El activista no se preocupa por tener una formación política, ideológica y, en algunos casos, ni siquiera cultural. “¿Para qué tanta teoría?” la segunda máxima del activista. Por ello, no es de extrañar que el activista sea como el camarón que se duerme, pues termina siendo arrastrado por la corriente de cualquier movimiento de moda que surja. Hoy puede ser ecologista, mañana puede ser feminista, y pasado mañana puede ser un experto en “decolonialismo”. Al final, no importa de qué trate la lucha. Bien puede ser contra el genocidio en Gaza, como en la unidad de la izquierda para que siga la “transformación” en el caso de México, sin considerar las contradicciones que ello expresa. Lo que importa es estar en ella, incluso si son posiciones contradictorias.

Pero los pocos activistas que, por la academia, han adquirido el hábito de la lectura, tienen el serio problema de no saber discernir entre una teoría verdadera, correcta, que puede ser comprobada en la realidad, y una “teoría” que es el engendro de las mentes de la intelectualidad burguesa y pequeñoburguesa y que, por tanto, solo existe en la cabeza de quienes lo postularon. Para ellos, todo es válido, pues mientras pueda existir un caso entre un millón que compruebe lo que leen, se aprueba como teoría correcta. No importa que la realidad material funcione a partir de la generalidad y no de particularidades. Para ellos, todo es una cuestión de interpretaciones, nada concreto existe, pues todo depende de cómo uno lo quiera interpretar. Pero ellos mismos son hipócritas con esa regla suya autoimpuesta, pues si la explicación a los fenómenos se haya en Marx, Engels, Lenin o Stalin, eso es dogmatismo y sectarismo; pero si Enrique Dussel, Judith Butler, Walter Benjamin o Michel Foucault lo dicen, ha de ser verdad. ¡Y pobre de aquél “dogmático” que quiera polemizar con la interpretación de nuestros berrinchudos activistas!

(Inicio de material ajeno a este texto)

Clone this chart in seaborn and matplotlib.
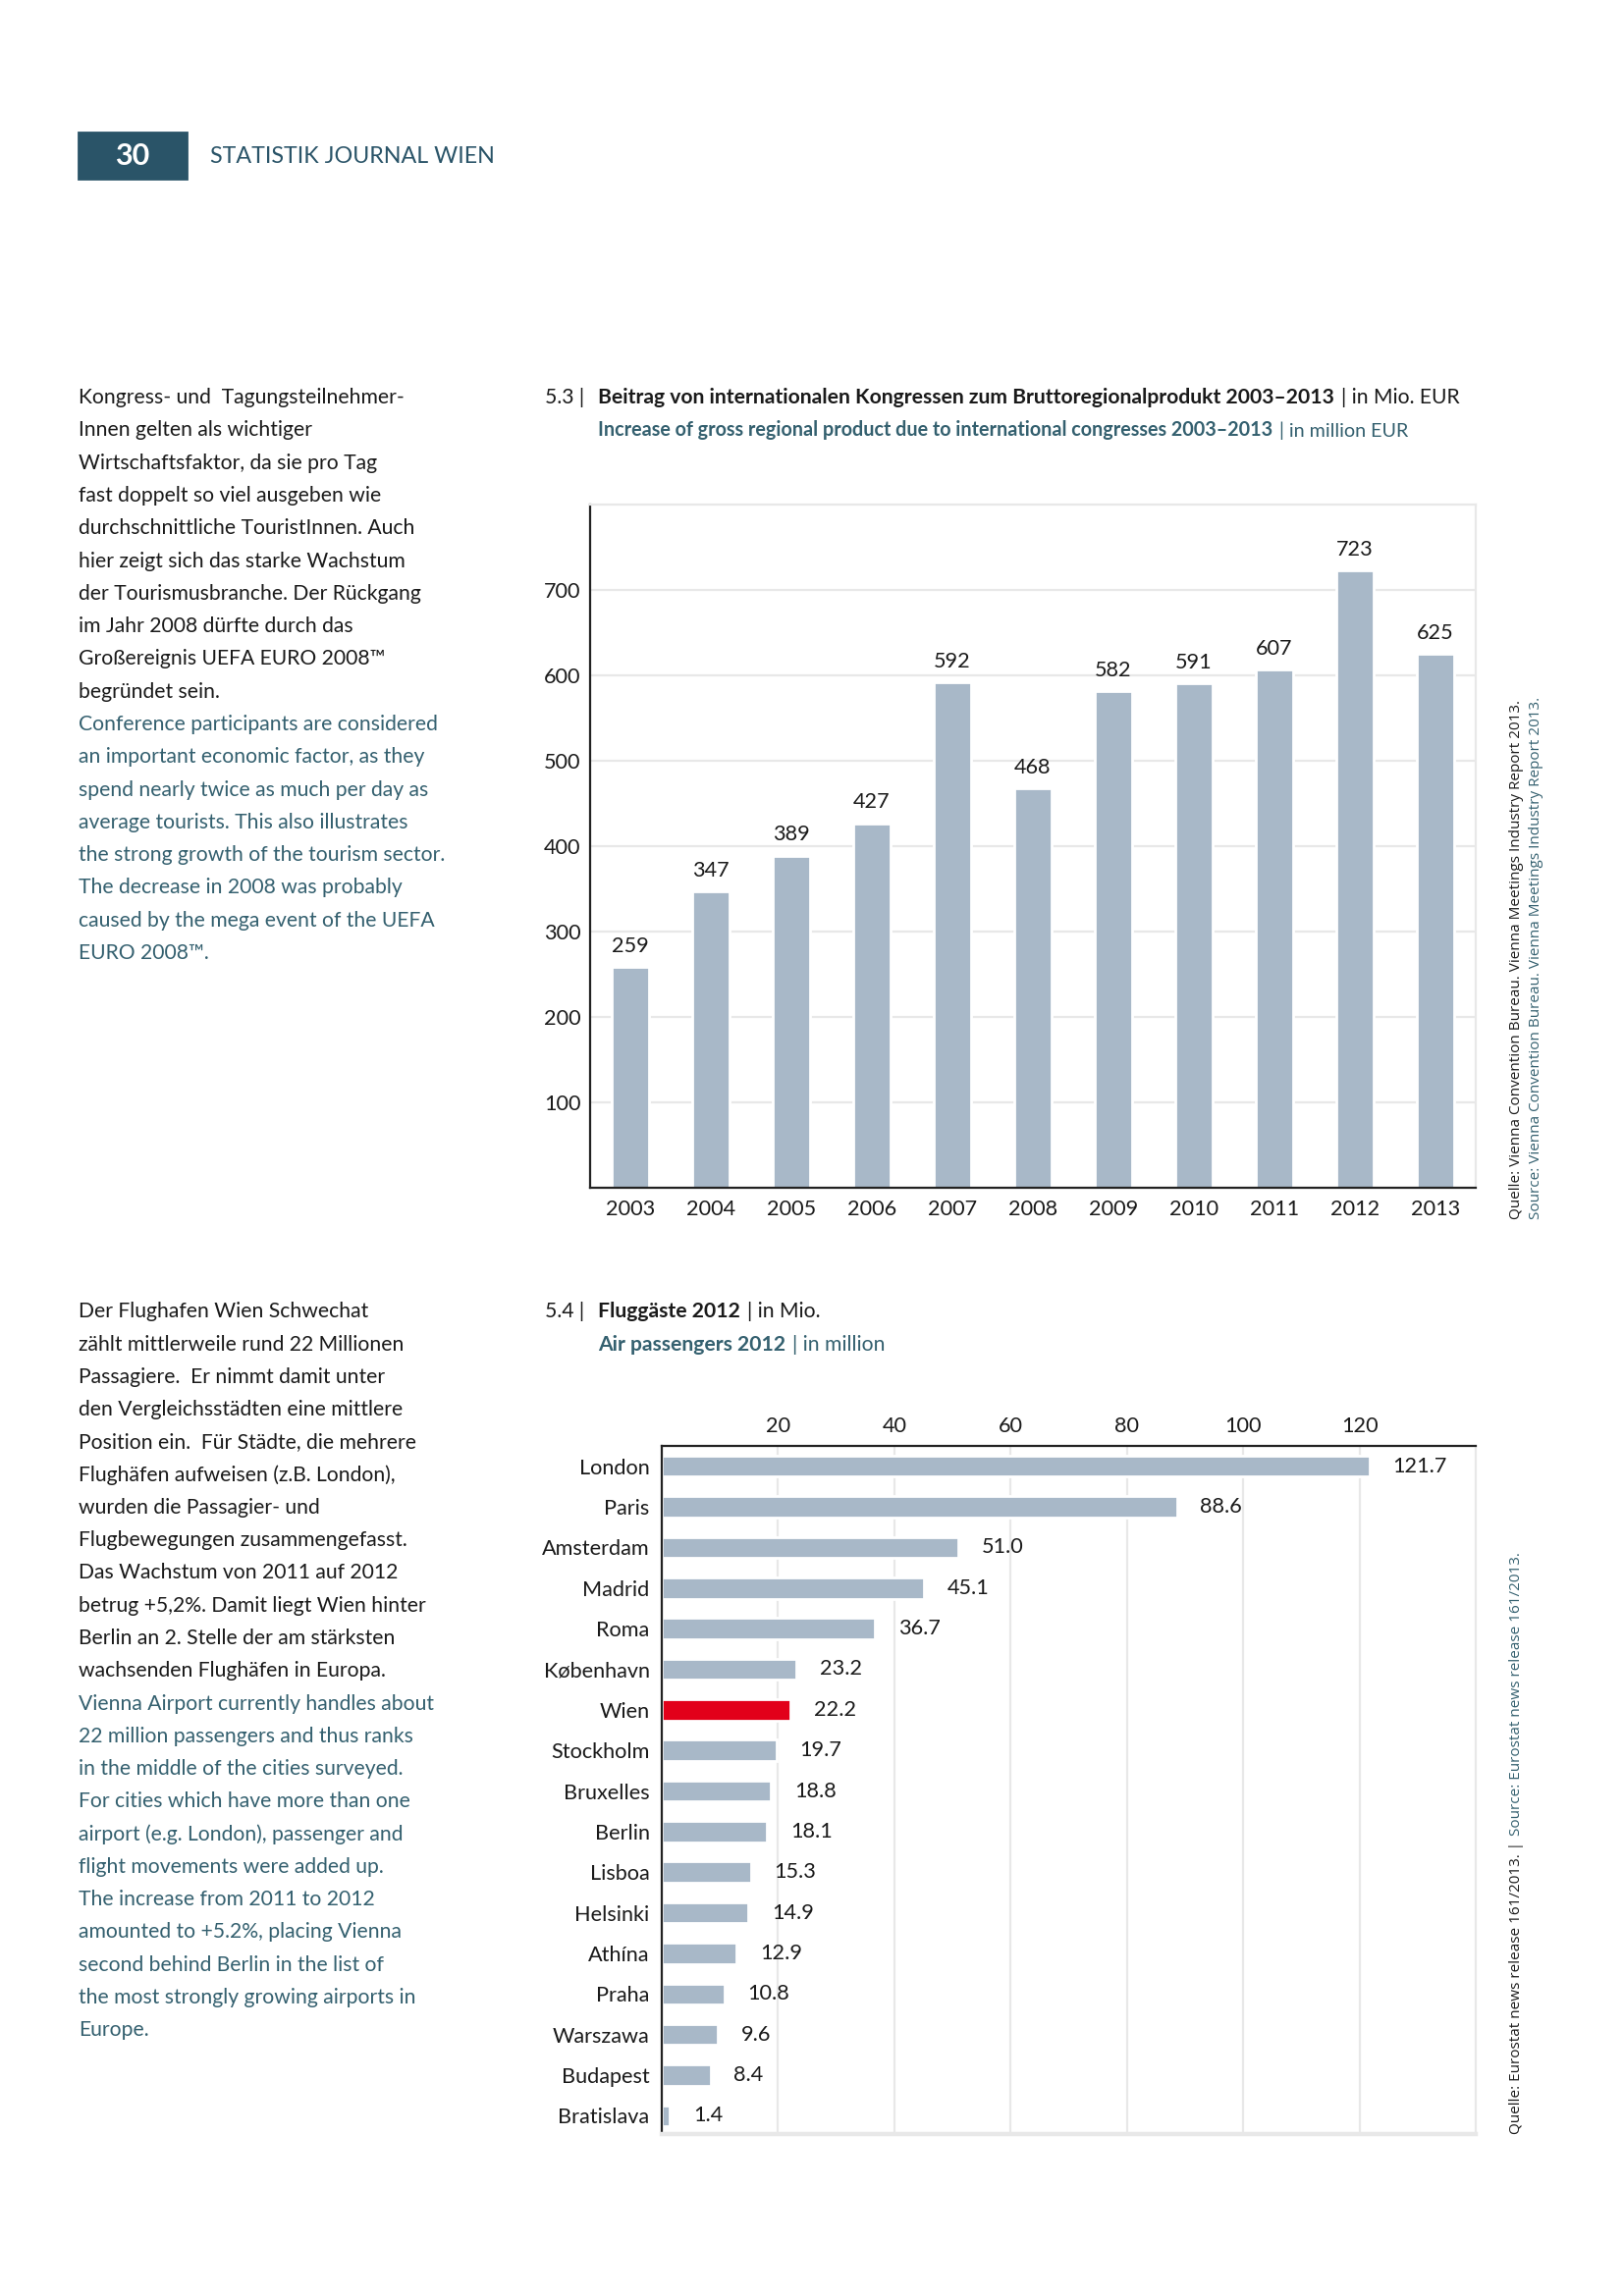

La raíz pequeñoburguesa del activista se refleja en su obsesión por figurar, por ser el primero en posar ante las cámaras, por acaparar los micrófonos, aunque no tenga nada relevante que decir. “¡Que se vea que estoy en lo público, aunque nunca me asome para el trabajo más laborioso y menos atractivo”! es la mayor preocupación del activista, antes incluso que la causa por la que hace alarde de apoyar. Si no se le da la atención que exige, si no hay condiciones para demostrar que fue él quien estuvo por aquí o por allá, su valoración es que no vale la pena continuar ahí. “¡En mejores lugares me han ignorado!” será el lloriqueo del activista, antes de volver a ser visto.

En resumen, se podrá ya notar que si hay muchísimos activistas pero pocos militantes, es porque el activismo es la comodidad de hacer cuando uno quiera y no temer una consecuencia por no hacerlo, de querer tener lo mejor de dos mundos (el reconocimiento sin el compromiso), no tener que preocuparse ni por el trabajo gris, ni por la formación, ni por asumir tareas, ni por rendir cuentas a nadie más que a su conciencia pequeñoburguesa. Por el contrario, la militancia no la asume cualquiera, la asume quien ha decidido renunciar a una parte de su individualidad y su ego para fundirse en el torrente revolucionario organizado. Ser un militante significa ser, como diría el Indio Naborí, el último en tener, el último en comer, el último en dormir y el primero en morir. Y eso es algo que pocos están dispuestos a aceptar, sobre todo cuando ignoran las condiciones que hacen preferible el sacrificio a la miseria. En otras palabras, podemos concluir que el militante se encuentra en una categoría superior en compromiso al del activista.

Pero eso, ¿tiene algo de malo? ¿Afecta a la lucha? Si hay militantes y activistas, ¿por qué no dejar que los militantes sean militantes y los activistas sigan siendo activistas? ¿Por qué no regirse por el “vive y deja vivir”? Al final, todos somos “compañeros en la misma lucha”, ¿no? Ese sería precisamente el razonamiento del activista, que no ve más allá de sus propias narices y piensa que las acciones y decisiones individuales no tienen consecuencias sobre la lucha de las masas proletarias y populares. El militante razona en el sentido contrario, sabe que se trata de un asunto de fondo, que una u otra forma de actividad política influye en los procesos organizativos.

Por supuesto que, aunque rechazamos el método pequeñoburgués del activismo, no condenamos a todo activista en abstracto. Por el contrario, pensamos que esa primera forma de integrarse a la lucha puede desarrollarse, pulirse, mejorarse y, eventualmente, convertirse en militancia. Pero estamos claros que, si las luchas de la clase obrera y los sectores populares pretenden avanzar y conquistar mejores posiciones frente al enemigo de clase, no lo lograrán siguiendo el método activista. Únicamente pueden desencadenar toda su fuerza asumiendo un compromiso militante, ya sea en sus sindicatos, organizaciones estudiantiles, barriales, vecinales y, desde luego, en el Partido Comunista.